When the Korean PGA Tour suspended Bio Kim, its leading money winner this season, for three years after flipping off an offending fan down the stretch of a tournament he won, it sent shockwaves through much of the western golf world.
How in the world did Kim deserve a three-year forced break when it was the fan's legally-required shutter sound that messed him up on the 70th hole of a tournament?
Now nearly a month after the suspension left Kim's professional career hanging in the balance, the Korean PGA has reconsidered their sanction.
The Korean PGA has reduced the 29-year-old Kim's suspension from three years to one year, according to a report by the Korean newspaper The Chosun Ilbo. In reducing the suspension, the Korean PGA revised its punishment to require Kim to perform 120 hours of community service. Kim was originally fined approximately $8,500 for the offense, and that still stands.

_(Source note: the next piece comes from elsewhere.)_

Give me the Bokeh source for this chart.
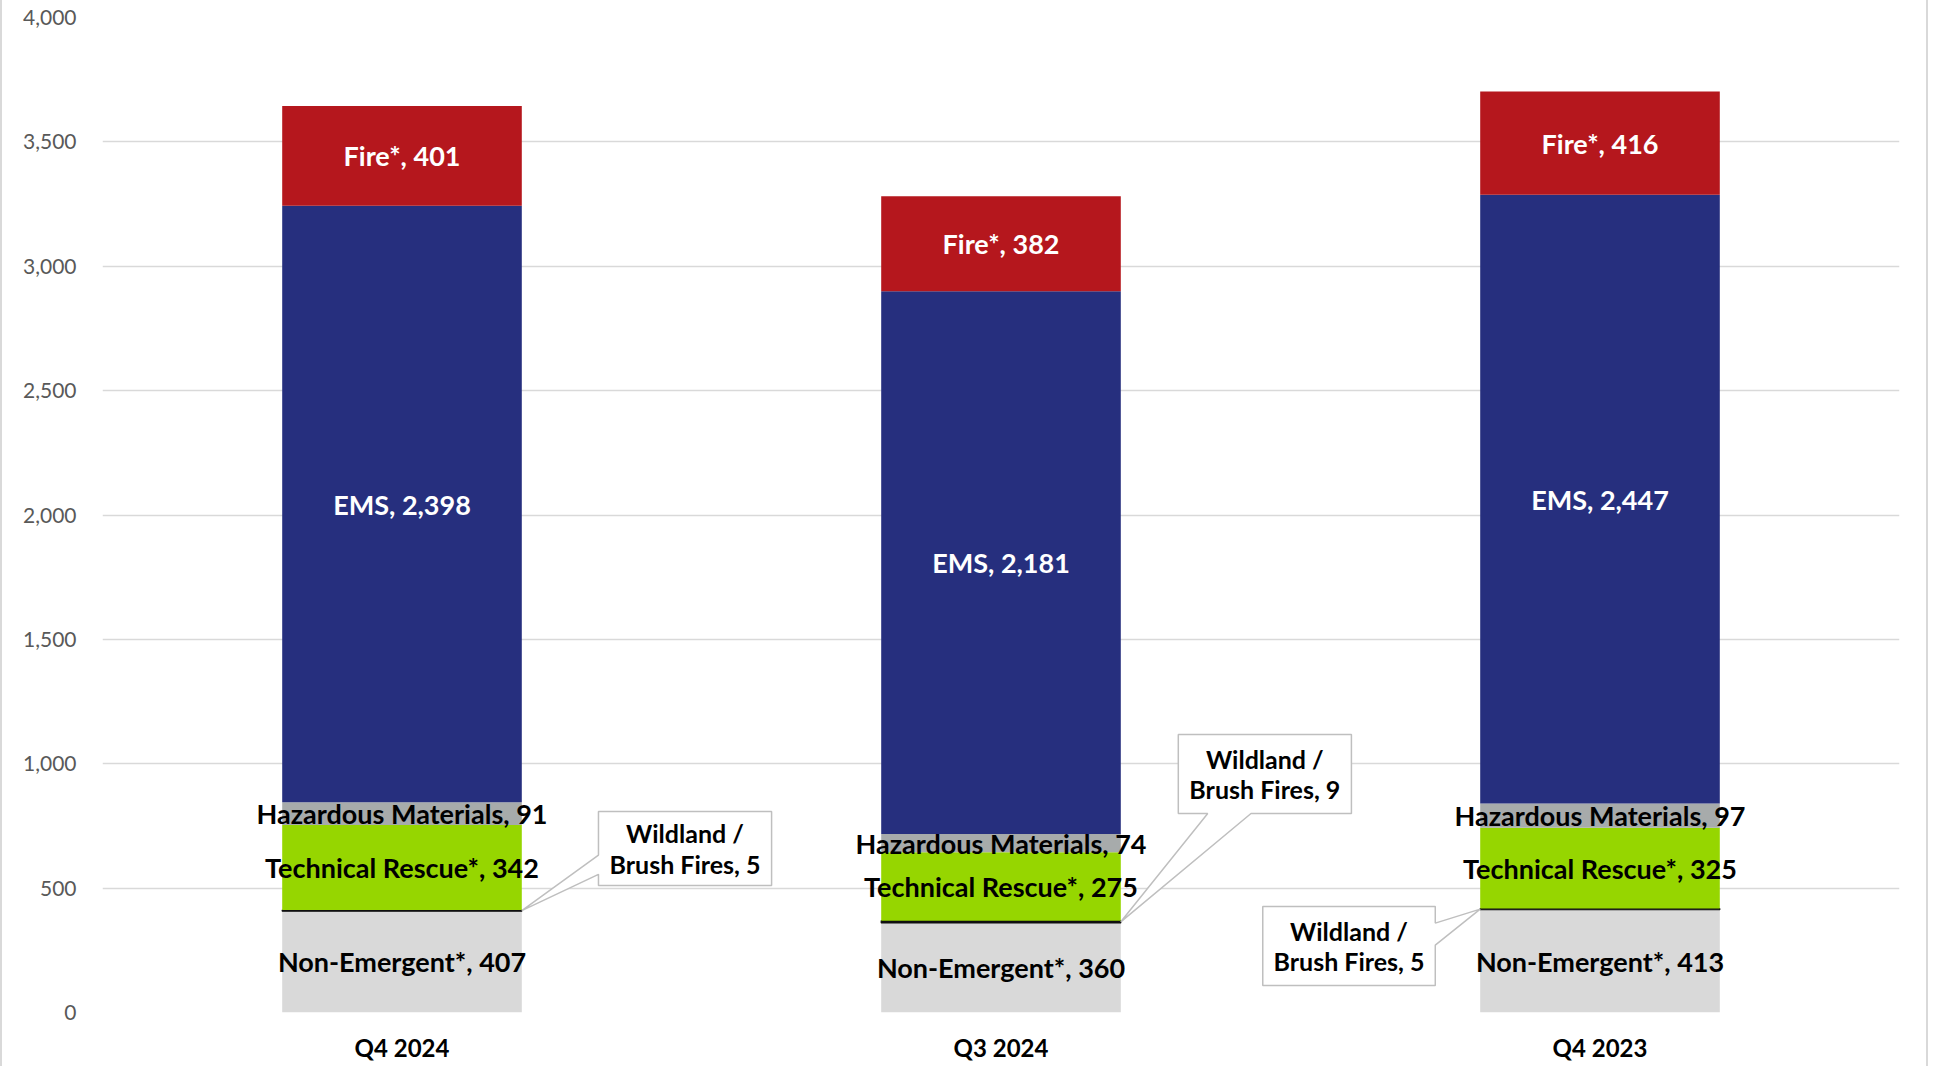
import numpy as np
from bokeh.plotting import figure
from bokeh.models import ColumnDataSource, Range1d, FixedTicker, NumeralTickFormatter
from bokeh.core.properties import value
from bokeh.embed import file_html
from bokeh.resources import INLINE

# ---- data ----
categories = ["Q4 2024", "Q3 2024", "Q4 2023"]
series_names = ["Non-Emergent*", "Wildland / Brush Fires", "Technical Rescue*",
                "Hazardous Materials", "EMS", "Fire*"]
non_emergent = [407, 360, 413]
wildland = [5, 9, 5]
technical_rescue = [342, 275, 325]
hazardous = [91, 74, 97]
ems = [2398, 2181, 2447]
fire = [401, 382, 416]
y_ticks = [0, 500, 1000, 1500, 2000, 2500, 3000, 3500, 4000]

# ---- style ----
colors = ["#D9D9D9", "#111111", "#96D600", "#A7ABAB", "#262F7E", "#B5171D"]
label_colors = ["#000000", None, "#000000", "#000000", "#FFFFFF", "#FFFFFF"]
FONT = "Lato"
BAR_W = 0.4

series = [non_emergent, wildland, technical_rescue, hazardous, ems, fire]
xs = np.arange(len(categories)) + 0.5

p = figure(frame_width=1797, frame_height=995, output_backend="svg", toolbar_location=None,
           x_range=Range1d(0, 3), y_range=Range1d(0, 4000),
           min_border_left=100, min_border_right=27, min_border_top=17, min_border_bottom=54)
p.styles = {"border-left": "2px solid #D9D9D9", "border-right": "2px solid #D9D9D9"}
p.outline_line_color = None
p.background_fill_color = "white"
p.border_fill_color = "white"

bottom = np.zeros(len(categories))
for name, vals, col, lc in zip(series_names, series, colors, label_colors):
    vals = np.array(vals, dtype=float)
    top = bottom + vals
    src = ColumnDataSource(dict(x=xs, bottom=bottom, top=top, mid=(bottom + top) / 2,
                                label=[f"{name}, {v:,.0f}" for v in vals]))
    if name.startswith("Wildland"):
        p.vbar(x="x", bottom="bottom", top="top", width=BAR_W, source=src,
               fill_color=col, line_color=col, line_width=1.2)
    else:
        p.vbar(x="x", bottom="bottom", top="top", width=BAR_W, source=src,
               fill_color=col, line_color=None)
    if lc is not None:
        p.text(x="x", y="mid", text="label", source=src, text_align="center",
               text_baseline="middle", text_color=lc, text_font=value(FONT),
               text_font_style="bold", text_font_size="27px")
    bottom = top

# ---- callouts for Wildland / Brush Fires ----
# box: (x0, x1, y_top, y_bottom) in data units; side of pointer; pointer fractions along that side
callout_boxes = [
    (0.828, 1.117, 808, 511, "left", 0.59, 0.85),
    (1.796, 2.085, 1118, 800, "bottom", 0.17, 0.42),
    (1.937, 2.225, 426, 109, "right", 0.21, 0.49),
]
wl_base = np.array(non_emergent, dtype=float)
wl_mid = wl_base + np.array(wildland) / 2
pxs, pys, tx, ty1, ty2, l1, l2 = [], [], [], [], [], [], []
for i, (x0, x1, yt, yb, side, f1, f2) in enumerate(callout_boxes):
    h = yt - yb
    w = x1 - x0
    if side == "left":
        tipx, tipy = xs[i] + BAR_W / 2, wl_mid[i]
        a, b = yt - f1 * h, yt - f2 * h
        px = [x0, x1, x1, x0, x0, tipx, x0]
        py = [yt, yt, yb, yb, b, tipy, a]
    elif side == "right":
        tipx, tipy = xs[i] - BAR_W / 2, wl_mid[i]
        a, b = yt - f1 * h, yt - f2 * h
        px = [x0, x1, x1, tipx, x1, x1, x0]
        py = [yt, yt, a, tipy, b, yb, yb]
    else:
        tipx, tipy = xs[i] + BAR_W / 2, wl_mid[i]
        a, b = x0 + f1 * w, x0 + f2 * w
        px = [x0, x1, x1, b, tipx, a, x0]
        py = [yt, yt, yb, yb, tipy, yb, yb]
    pxs.append(px)
    pys.append(py)
    cx, cy = (x0 + x1) / 2, (yt + yb) / 2
    tx.append(cx)
    ty1.append(cy + 62)
    ty2.append(cy - 62)
    l1.append("Wildland /")
    l2.append(f"Brush Fires, {wildland[i]}")

p.patches(xs=pxs, ys=pys, fill_color="white", line_color="#BFBFBF", line_width=1.5)
csrc = ColumnDataSource(dict(x=tx, y1=ty1, y2=ty2, l1=l1, l2=l2))
for ycol, lcol in (("y1", "l1"), ("y2", "l2")):
    p.text(x="x", y=ycol, text=lcol, source=csrc, text_align="center",
           text_baseline="middle", text_color="#000000", text_font=value(FONT),
           text_font_style="bold", text_font_size="25px")

# ---- axes ----
p.xgrid.visible = False
p.ygrid.grid_line_color = "#D9D9D9"
p.ygrid.grid_line_width = 1.5
p.yaxis.ticker = FixedTicker(ticks=y_ticks)
p.yaxis.formatter = NumeralTickFormatter(format="0,0")
p.yaxis.axis_line_color = None
p.yaxis.major_tick_line_color = None
p.yaxis.minor_tick_line_color = None
p.yaxis.major_label_standoff = 20
p.yaxis.major_label_text_font = FONT
p.yaxis.major_label_text_font_size = "21px"
p.yaxis.major_label_text_color = "#595959"

p.xaxis.ticker = FixedTicker(ticks=list(xs))
p.xaxis.major_label_overrides = {float(x): c for x, c in zip(xs, categories)}
p.xaxis.axis_line_color = None
p.xaxis.major_tick_line_color = None
p.xaxis.minor_tick_line_color = None
p.xaxis.major_label_standoff = 14
p.xaxis.major_label_text_font = FONT
p.xaxis.major_label_text_font_style = "bold"
p.xaxis.major_label_text_font_size = "24px"
p.xaxis.major_label_text_color = "#000000"

open("out.html", "w").write(file_html(p, INLINE))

Bio Kim (김비오) was playing the 16th hole at the DGB Financial Group Volvik Daegu Gyeongbuk Open at the end of September when a fan's cell-phone camera shutter sound went off mid-swing. After hitting the ball and dropping his club, Kim quickly turned toward where the sound emanated and gave the fan the middle finger, shocking the crowd. Kim led the tournament by a shot at the moment and went on to win for his second KPGA title of the season. He became the tour's leading money winner.
Two days later, the Korean PGA held an emergency meeting to consider action against Kim, which resulted in a unanimous vote on the three-year suspension and fine. Kim prostrated before TV cameras and apologized further after he learned his punishment.
"Kim Bi-o damaged the dignity of a golfer with etiquette violation and inappropriate behavior," the KPGA said in a statement.
Kim remains ineligible to compete on the Korean PGA Tour until October 2020, meaning he will need to find a place to play in the intervening time. That could include trying to return to the United States to qualify for Korn Ferry Tour and PGA Tour events, both tours on which he has held status as recently as 2018.